#### [INSTRUCTIONS FOR THE TASK]
Copy from the first line below down to and including the line with "import plotly.graph_objects as go". Skip the pictures.

#### [SUPPLIED INFORMATION]
[BEGIN]

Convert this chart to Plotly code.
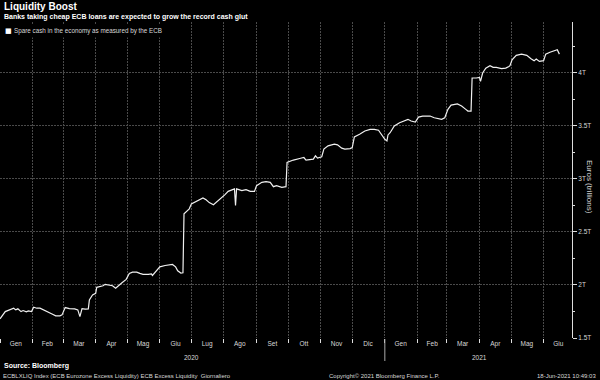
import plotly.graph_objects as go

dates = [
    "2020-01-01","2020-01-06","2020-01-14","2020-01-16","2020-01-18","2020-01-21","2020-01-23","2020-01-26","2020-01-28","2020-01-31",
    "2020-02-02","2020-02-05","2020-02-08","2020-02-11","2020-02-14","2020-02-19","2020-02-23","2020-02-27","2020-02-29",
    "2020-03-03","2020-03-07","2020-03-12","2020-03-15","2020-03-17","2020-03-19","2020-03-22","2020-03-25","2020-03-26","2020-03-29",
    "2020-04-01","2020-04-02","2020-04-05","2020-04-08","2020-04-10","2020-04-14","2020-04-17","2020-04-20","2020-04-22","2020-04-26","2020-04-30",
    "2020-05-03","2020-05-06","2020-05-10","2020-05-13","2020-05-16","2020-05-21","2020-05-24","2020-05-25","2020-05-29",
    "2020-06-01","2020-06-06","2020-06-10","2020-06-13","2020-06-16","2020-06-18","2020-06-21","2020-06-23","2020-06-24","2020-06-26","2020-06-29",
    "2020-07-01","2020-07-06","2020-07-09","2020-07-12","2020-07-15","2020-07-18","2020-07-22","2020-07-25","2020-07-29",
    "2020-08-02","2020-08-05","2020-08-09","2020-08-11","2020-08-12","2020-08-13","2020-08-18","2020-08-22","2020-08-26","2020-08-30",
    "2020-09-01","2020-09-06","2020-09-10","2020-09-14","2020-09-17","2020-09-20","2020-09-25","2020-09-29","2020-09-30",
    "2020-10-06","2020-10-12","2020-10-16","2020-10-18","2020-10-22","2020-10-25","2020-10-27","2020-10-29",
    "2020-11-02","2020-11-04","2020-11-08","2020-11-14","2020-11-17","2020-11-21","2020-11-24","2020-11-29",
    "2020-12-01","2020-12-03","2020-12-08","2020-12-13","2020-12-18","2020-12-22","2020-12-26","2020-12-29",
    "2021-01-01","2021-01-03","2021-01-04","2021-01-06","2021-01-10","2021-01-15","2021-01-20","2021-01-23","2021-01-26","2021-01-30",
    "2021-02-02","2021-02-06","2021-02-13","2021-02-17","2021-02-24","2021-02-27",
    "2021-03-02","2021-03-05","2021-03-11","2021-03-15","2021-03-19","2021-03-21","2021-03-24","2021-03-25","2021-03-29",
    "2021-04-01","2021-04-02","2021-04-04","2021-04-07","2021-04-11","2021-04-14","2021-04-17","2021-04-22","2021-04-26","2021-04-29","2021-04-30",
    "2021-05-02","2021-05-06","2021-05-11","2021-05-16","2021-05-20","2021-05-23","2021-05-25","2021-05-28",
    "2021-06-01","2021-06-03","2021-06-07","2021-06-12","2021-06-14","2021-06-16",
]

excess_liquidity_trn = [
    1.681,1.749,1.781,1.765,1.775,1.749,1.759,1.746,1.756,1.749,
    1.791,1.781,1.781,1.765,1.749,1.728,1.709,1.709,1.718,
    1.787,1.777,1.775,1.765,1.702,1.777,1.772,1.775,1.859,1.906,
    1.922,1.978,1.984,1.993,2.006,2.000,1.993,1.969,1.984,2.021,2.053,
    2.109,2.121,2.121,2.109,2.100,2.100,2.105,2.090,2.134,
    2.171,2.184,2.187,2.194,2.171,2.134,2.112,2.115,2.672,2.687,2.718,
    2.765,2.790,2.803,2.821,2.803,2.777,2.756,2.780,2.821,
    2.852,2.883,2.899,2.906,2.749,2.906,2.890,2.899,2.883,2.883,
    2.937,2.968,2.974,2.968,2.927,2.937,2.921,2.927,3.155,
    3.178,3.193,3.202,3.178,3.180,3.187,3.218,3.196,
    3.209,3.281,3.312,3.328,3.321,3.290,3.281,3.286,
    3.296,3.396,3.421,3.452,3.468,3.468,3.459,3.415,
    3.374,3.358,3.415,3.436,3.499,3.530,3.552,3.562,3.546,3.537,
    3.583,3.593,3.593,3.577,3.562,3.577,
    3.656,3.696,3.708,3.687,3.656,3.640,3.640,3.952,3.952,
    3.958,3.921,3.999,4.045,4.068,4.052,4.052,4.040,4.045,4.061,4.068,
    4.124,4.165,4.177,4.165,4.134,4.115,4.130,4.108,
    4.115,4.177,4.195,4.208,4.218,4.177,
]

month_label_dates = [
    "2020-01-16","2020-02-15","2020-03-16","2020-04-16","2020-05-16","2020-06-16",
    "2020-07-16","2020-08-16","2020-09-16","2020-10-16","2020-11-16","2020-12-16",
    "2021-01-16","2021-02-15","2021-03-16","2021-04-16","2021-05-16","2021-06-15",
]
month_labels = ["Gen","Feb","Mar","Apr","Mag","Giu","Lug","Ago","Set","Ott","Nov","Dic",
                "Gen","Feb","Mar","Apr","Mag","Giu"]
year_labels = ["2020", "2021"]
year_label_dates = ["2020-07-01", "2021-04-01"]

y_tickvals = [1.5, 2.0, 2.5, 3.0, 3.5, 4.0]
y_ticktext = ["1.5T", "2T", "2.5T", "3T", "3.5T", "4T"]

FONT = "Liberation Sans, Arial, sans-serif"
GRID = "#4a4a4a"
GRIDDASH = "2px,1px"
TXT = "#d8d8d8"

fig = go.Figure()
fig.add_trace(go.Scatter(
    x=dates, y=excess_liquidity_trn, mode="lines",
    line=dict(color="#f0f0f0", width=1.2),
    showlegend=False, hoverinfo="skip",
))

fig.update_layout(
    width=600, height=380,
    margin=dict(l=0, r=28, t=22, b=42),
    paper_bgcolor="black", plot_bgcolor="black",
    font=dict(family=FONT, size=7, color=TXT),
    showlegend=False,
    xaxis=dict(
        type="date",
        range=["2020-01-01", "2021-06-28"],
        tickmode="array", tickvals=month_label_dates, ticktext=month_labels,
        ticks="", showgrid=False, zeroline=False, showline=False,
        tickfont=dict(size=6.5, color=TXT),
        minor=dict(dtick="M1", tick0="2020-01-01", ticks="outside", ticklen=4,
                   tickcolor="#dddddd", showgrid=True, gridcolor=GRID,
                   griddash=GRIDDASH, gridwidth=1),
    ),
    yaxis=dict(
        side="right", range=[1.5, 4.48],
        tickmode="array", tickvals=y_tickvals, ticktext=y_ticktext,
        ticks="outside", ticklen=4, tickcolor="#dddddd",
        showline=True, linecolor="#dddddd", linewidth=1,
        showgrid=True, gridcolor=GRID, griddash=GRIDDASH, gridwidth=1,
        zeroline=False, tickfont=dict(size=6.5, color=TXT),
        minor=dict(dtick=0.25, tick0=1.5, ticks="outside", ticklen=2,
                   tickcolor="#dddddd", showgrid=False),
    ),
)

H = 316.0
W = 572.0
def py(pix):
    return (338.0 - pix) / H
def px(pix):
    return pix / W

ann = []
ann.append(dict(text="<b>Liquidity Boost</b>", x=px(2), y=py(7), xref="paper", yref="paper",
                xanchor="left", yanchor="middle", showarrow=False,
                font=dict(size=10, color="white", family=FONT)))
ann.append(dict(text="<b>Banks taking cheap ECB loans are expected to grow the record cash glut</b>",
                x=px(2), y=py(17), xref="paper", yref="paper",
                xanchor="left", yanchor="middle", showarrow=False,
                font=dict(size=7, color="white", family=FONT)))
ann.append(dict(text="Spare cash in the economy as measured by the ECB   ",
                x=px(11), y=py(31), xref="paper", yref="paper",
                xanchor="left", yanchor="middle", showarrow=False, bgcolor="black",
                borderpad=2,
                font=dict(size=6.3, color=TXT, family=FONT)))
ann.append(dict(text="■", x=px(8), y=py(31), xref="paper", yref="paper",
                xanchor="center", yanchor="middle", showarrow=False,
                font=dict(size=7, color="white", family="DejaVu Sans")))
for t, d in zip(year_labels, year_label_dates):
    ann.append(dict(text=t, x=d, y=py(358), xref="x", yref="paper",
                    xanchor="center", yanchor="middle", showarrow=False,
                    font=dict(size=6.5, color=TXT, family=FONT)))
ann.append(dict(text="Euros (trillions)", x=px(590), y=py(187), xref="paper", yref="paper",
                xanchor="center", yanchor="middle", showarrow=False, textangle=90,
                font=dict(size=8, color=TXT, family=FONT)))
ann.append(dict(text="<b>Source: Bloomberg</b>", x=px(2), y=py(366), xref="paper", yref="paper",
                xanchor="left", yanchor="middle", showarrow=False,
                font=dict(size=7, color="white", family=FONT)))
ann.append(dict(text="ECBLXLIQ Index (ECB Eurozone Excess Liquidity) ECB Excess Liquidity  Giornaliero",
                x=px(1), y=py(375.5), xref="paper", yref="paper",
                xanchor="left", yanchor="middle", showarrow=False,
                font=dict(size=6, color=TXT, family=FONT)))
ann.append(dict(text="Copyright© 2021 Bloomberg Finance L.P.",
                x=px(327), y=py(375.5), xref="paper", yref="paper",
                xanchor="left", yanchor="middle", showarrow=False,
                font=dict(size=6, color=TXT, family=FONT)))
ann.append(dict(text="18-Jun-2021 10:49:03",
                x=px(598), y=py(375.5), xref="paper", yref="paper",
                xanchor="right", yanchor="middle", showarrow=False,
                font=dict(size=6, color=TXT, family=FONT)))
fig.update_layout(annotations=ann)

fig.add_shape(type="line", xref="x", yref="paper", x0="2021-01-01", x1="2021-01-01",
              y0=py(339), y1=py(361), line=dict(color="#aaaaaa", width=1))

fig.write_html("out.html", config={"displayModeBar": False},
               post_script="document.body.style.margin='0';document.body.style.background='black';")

[END]

#### [SOLUTION TO THE EXERCISE]
Convert this chart to Plotly code.
import plotly.graph_objects as go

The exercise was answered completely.